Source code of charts
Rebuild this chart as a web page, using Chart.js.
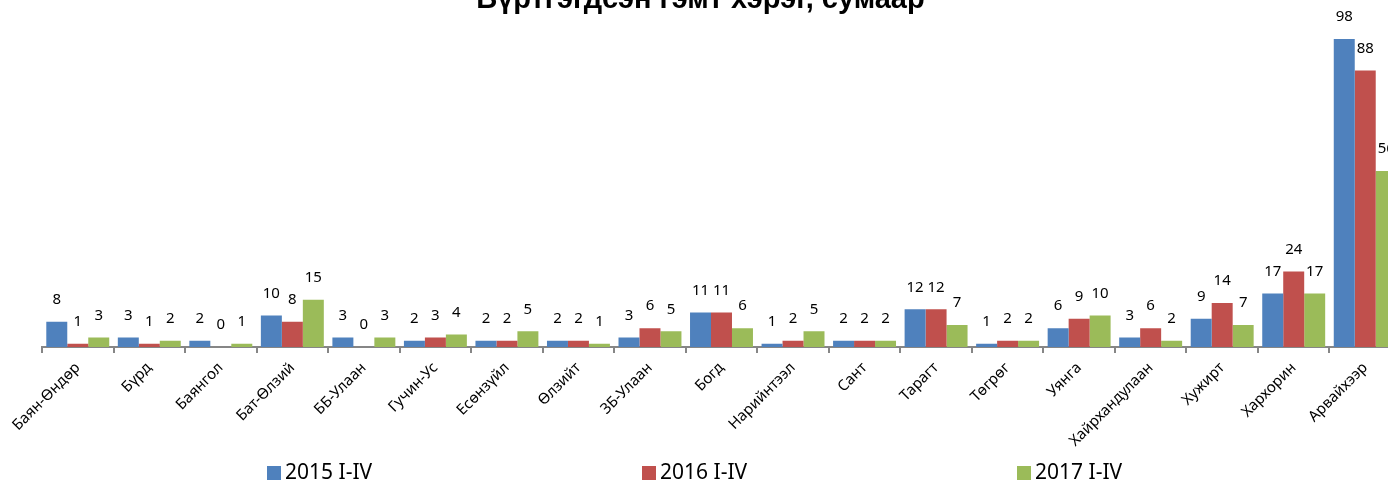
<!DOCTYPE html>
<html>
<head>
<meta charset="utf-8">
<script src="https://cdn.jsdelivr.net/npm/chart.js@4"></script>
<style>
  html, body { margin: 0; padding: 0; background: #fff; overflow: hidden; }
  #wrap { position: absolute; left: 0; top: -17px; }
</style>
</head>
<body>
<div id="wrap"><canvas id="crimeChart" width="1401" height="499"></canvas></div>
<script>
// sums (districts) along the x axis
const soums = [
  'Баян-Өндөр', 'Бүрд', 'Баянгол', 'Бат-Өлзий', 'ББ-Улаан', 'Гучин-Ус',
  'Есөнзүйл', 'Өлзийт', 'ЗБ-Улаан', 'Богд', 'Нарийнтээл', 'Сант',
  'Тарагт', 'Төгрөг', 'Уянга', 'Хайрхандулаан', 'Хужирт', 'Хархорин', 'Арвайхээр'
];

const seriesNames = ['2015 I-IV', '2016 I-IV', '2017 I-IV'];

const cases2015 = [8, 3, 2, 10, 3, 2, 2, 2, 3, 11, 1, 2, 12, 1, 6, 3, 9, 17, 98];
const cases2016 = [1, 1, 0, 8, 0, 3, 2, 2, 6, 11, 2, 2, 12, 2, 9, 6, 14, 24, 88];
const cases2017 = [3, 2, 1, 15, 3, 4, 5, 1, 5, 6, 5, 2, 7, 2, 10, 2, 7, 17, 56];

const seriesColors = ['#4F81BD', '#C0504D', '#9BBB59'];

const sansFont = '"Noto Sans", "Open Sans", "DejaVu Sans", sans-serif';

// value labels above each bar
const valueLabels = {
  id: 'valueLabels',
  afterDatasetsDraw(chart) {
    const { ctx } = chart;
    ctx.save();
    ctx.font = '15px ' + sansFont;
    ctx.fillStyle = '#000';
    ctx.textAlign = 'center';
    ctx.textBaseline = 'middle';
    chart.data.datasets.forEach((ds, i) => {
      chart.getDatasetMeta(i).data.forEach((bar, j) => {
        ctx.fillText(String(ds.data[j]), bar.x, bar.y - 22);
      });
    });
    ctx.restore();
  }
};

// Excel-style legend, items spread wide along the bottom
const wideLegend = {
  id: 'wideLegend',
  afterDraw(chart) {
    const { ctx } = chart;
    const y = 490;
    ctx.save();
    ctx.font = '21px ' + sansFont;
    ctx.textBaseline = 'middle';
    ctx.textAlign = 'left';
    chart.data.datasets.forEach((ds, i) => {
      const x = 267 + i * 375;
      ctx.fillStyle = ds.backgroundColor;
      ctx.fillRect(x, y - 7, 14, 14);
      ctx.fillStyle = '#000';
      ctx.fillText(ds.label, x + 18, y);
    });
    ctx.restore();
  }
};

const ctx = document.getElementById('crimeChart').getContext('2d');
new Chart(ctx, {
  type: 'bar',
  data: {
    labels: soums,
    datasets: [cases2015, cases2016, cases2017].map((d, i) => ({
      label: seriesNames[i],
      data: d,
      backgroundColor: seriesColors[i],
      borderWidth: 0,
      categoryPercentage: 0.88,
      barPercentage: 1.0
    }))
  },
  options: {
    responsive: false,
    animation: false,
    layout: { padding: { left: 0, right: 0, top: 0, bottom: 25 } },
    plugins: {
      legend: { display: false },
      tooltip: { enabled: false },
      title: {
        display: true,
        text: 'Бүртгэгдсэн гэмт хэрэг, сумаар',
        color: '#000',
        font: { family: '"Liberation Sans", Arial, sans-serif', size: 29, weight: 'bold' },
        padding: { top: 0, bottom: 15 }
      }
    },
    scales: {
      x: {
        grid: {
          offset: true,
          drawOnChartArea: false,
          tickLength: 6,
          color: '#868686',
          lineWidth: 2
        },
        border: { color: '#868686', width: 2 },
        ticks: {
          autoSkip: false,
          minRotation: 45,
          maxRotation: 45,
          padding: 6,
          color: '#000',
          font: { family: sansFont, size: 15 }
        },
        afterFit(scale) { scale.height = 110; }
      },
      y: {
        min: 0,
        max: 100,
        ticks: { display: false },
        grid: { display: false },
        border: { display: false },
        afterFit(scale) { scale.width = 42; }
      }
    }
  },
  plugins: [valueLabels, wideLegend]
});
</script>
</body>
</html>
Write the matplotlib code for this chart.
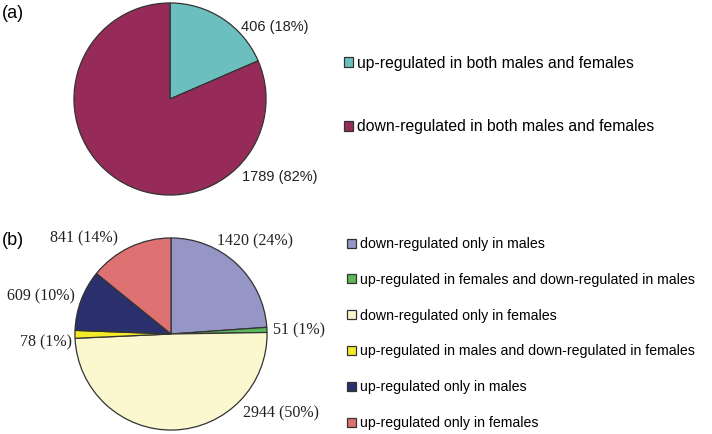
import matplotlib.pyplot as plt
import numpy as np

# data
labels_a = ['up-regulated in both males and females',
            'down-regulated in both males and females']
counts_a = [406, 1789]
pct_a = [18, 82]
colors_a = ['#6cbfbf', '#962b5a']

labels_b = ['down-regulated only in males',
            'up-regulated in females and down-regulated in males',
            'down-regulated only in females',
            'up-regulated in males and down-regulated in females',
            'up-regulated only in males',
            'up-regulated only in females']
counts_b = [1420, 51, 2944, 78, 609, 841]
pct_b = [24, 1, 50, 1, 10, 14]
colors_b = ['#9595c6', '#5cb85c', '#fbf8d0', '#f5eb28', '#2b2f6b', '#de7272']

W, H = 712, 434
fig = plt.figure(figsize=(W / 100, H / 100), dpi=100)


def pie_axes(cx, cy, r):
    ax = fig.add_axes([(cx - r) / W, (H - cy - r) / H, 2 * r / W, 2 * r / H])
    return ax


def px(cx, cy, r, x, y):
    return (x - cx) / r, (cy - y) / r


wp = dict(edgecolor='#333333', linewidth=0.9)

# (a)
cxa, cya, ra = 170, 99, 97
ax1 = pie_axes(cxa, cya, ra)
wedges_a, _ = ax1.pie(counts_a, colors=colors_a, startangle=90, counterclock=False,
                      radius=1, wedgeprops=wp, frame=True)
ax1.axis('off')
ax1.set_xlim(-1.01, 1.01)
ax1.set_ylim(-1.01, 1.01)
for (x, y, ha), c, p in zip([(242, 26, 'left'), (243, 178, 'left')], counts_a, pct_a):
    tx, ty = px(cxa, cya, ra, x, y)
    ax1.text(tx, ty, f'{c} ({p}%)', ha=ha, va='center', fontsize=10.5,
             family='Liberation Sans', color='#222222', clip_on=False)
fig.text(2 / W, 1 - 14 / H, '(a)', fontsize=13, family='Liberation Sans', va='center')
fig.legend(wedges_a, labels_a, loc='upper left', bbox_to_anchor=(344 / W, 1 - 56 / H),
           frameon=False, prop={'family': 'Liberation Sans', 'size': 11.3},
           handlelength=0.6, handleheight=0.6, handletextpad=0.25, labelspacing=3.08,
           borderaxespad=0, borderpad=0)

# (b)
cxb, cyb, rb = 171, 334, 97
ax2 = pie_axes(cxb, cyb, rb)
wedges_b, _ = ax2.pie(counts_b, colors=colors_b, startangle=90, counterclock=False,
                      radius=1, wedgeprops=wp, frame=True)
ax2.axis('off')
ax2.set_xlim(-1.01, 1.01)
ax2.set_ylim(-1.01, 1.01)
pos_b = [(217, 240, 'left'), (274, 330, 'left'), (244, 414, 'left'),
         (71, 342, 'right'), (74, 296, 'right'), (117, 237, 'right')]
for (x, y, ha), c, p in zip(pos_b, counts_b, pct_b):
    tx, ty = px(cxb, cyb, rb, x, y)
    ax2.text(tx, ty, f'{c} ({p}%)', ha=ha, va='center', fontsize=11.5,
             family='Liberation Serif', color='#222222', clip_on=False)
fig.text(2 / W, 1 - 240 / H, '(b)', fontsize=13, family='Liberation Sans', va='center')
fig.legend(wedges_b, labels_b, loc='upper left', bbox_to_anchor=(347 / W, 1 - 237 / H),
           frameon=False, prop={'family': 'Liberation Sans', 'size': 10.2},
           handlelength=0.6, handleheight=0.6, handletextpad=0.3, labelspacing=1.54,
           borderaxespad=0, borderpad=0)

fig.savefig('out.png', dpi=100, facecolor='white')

THE REQUEST
Pictures in the records should not appear in your copy, but everything else must be transcribed exactly.

TASK RESULT
Rebuild this chart as a web page, using Chart.js.
<!DOCTYPE html>
<html>
<head>
<meta charset="utf-8">
<script src="https://cdn.jsdelivr.net/npm/chart.js@4"></script>
<style>
  html, body { margin: 0; padding: 0; background: #fff; overflow: hidden; }
  #wrap { position: absolute; left: 0; top: -17px; }
</style>
</head>
<body>
<div id="wrap"><canvas id="crimeChart" width="1401" height="499"></canvas></div>
<script>
// sums (districts) along the x axis
const soums = [
  'Баян-Өндөр', 'Бүрд', 'Баянгол', 'Бат-Өлзий', 'ББ-Улаан', 'Гучин-Ус',
  'Есөнзүйл', 'Өлзийт', 'ЗБ-Улаан', 'Богд', 'Нарийнтээл', 'Сант',
  'Тарагт', 'Төгрөг', 'Уянга', 'Хайрхандулаан', 'Хужирт', 'Хархорин', 'Арвайхээр'
];

const seriesNames = ['2015 I-IV', '2016 I-IV', '2017 I-IV'];

const cases2015 = [8, 3, 2, 10, 3, 2, 2, 2, 3, 11, 1, 2, 12, 1, 6, 3, 9, 17, 98];
const cases2016 = [1, 1, 0, 8, 0, 3, 2, 2, 6, 11, 2, 2, 12, 2, 9, 6, 14, 24, 88];
const cases2017 = [3, 2, 1, 15, 3, 4, 5, 1, 5, 6, 5, 2, 7, 2, 10, 2, 7, 17, 56];

const seriesColors = ['#4F81BD', '#C0504D', '#9BBB59'];

const sansFont = '"Noto Sans", "Open Sans", "DejaVu Sans", sans-serif';

// value labels above each bar
const valueLabels = {
  id: 'valueLabels',
  afterDatasetsDraw(chart) {
    const { ctx } = chart;
    ctx.save();
    ctx.font = '15px ' + sansFont;
    ctx.fillStyle = '#000';
    ctx.textAlign = 'center';
    ctx.textBaseline = 'middle';
    chart.data.datasets.forEach((ds, i) => {
      chart.getDatasetMeta(i).data.forEach((bar, j) => {
        ctx.fillText(String(ds.data[j]), bar.x, bar.y - 22);
      });
    });
    ctx.restore();
  }
};

// Excel-style legend, items spread wide along the bottom
const wideLegend = {
  id: 'wideLegend',
  afterDraw(chart) {
    const { ctx } = chart;
    const y = 490;
    ctx.save();
    ctx.font = '21px ' + sansFont;
    ctx.textBaseline = 'middle';
    ctx.textAlign = 'left';
    chart.data.datasets.forEach((ds, i) => {
      const x = 267 + i * 375;
      ctx.fillStyle = ds.backgroundColor;
      ctx.fillRect(x, y - 7, 14, 14);
      ctx.fillStyle = '#000';
      ctx.fillText(ds.label, x + 18, y);
    });
    ctx.restore();
  }
};

const ctx = document.getElementById('crimeChart').getContext('2d');
new Chart(ctx, {
  type: 'bar',
  data: {
    labels: soums,
    datasets: [cases2015, cases2016, cases2017].map((d, i) => ({
      label: seriesNames[i],
      data: d,
      backgroundColor: seriesColors[i],
      borderWidth: 0,
      categoryPercentage: 0.88,
      barPercentage: 1.0
    }))
  },
  options: {
    responsive: false,
    animation: false,
    layout: { padding: { left: 0, right: 0, top: 0, bottom: 25 } },
    plugins: {
      legend: { display: false },
      tooltip: { enabled: false },
      title: {
        display: true,
        text: 'Бүртгэгдсэн гэмт хэрэг, сумаар',
        color: '#000',
        font: { family: '"Liberation Sans", Arial, sans-serif', size: 29, weight: 'bold' },
        padding: { top: 0, bottom: 15 }
      }
    },
    scales: {
      x: {
        grid: {
          offset: true,
          drawOnChartArea: false,
          tickLength: 6,
          color: '#868686',
          lineWidth: 2
        },
        border: { color: '#868686', width: 2 },
        ticks: {
          autoSkip: false,
          minRotation: 45,
          maxRotation: 45,
          padding: 6,
          color: '#000',
          font: { family: sansFont, size: 15 }
        },
        afterFit(scale) { scale.height = 110; }
      },
      y: {
        min: 0,
        max: 100,
        ticks: { display: false },
        grid: { display: false },
        border: { display: false },
        afterFit(scale) { scale.width = 42; }
      }
    }
  },
  plugins: [valueLabels, wideLegend]
});
</script>
</body>
</html>
Write the matplotlib code for this chart.
import matplotlib.pyplot as plt
import numpy as np

# data
labels_a = ['up-regulated in both males and females',
            'down-regulated in both males and females']
counts_a = [406, 1789]
pct_a = [18, 82]
colors_a = ['#6cbfbf', '#962b5a']

labels_b = ['down-regulated only in males',
            'up-regulated in females and down-regulated in males',
            'down-regulated only in females',
            'up-regulated in males and down-regulated in females',
            'up-regulated only in males',
            'up-regulated only in females']
counts_b = [1420, 51, 2944, 78, 609, 841]
pct_b = [24, 1, 50, 1, 10, 14]
colors_b = ['#9595c6', '#5cb85c', '#fbf8d0', '#f5eb28', '#2b2f6b', '#de7272']

W, H = 712, 434
fig = plt.figure(figsize=(W / 100, H / 100), dpi=100)


def pie_axes(cx, cy, r):
    ax = fig.add_axes([(cx - r) / W, (H - cy - r) / H, 2 * r / W, 2 * r / H])
    return ax


def px(cx, cy, r, x, y):
    return (x - cx) / r, (cy - y) / r


wp = dict(edgecolor='#333333', linewidth=0.9)

# (a)
cxa, cya, ra = 170, 99, 97
ax1 = pie_axes(cxa, cya, ra)
wedges_a, _ = ax1.pie(counts_a, colors=colors_a, startangle=90, counterclock=False,
                      radius=1, wedgeprops=wp, frame=True)
ax1.axis('off')
ax1.set_xlim(-1.01, 1.01)
ax1.set_ylim(-1.01, 1.01)
for (x, y, ha), c, p in zip([(242, 26, 'left'), (243, 178, 'left')], counts_a, pct_a):
    tx, ty = px(cxa, cya, ra, x, y)
    ax1.text(tx, ty, f'{c} ({p}%)', ha=ha, va='center', fontsize=10.5,
             family='Liberation Sans', color='#222222', clip_on=False)
fig.text(2 / W, 1 - 14 / H, '(a)', fontsize=13, family='Liberation Sans', va='center')
fig.legend(wedges_a, labels_a, loc='upper left', bbox_to_anchor=(344 / W, 1 - 56 / H),
           frameon=False, prop={'family': 'Liberation Sans', 'size': 11.3},
           handlelength=0.6, handleheight=0.6, handletextpad=0.25, labelspacing=3.08,
           borderaxespad=0, borderpad=0)

# (b)
cxb, cyb, rb = 171, 334, 97
ax2 = pie_axes(cxb, cyb, rb)
wedges_b, _ = ax2.pie(counts_b, colors=colors_b, startangle=90, counterclock=False,
                      radius=1, wedgeprops=wp, frame=True)
ax2.axis('off')
ax2.set_xlim(-1.01, 1.01)
ax2.set_ylim(-1.01, 1.01)
pos_b = [(217, 240, 'left'), (274, 330, 'left'), (244, 414, 'left'),
         (71, 342, 'right'), (74, 296, 'right'), (117, 237, 'right')]
for (x, y, ha), c, p in zip(pos_b, counts_b, pct_b):
    tx, ty = px(cxb, cyb, rb, x, y)
    ax2.text(tx, ty, f'{c} ({p}%)', ha=ha, va='center', fontsize=11.5,
             family='Liberation Serif', color='#222222', clip_on=False)
fig.text(2 / W, 1 - 240 / H, '(b)', fontsize=13, family='Liberation Sans', va='center')
fig.legend(wedges_b, labels_b, loc='upper left', bbox_to_anchor=(347 / W, 1 - 237 / H),
           frameon=False, prop={'family': 'Liberation Sans', 'size': 10.2},
           handlelength=0.6, handleheight=0.6, handletextpad=0.3, labelspacing=1.54,
           borderaxespad=0, borderpad=0)

fig.savefig('out.png', dpi=100, facecolor='white')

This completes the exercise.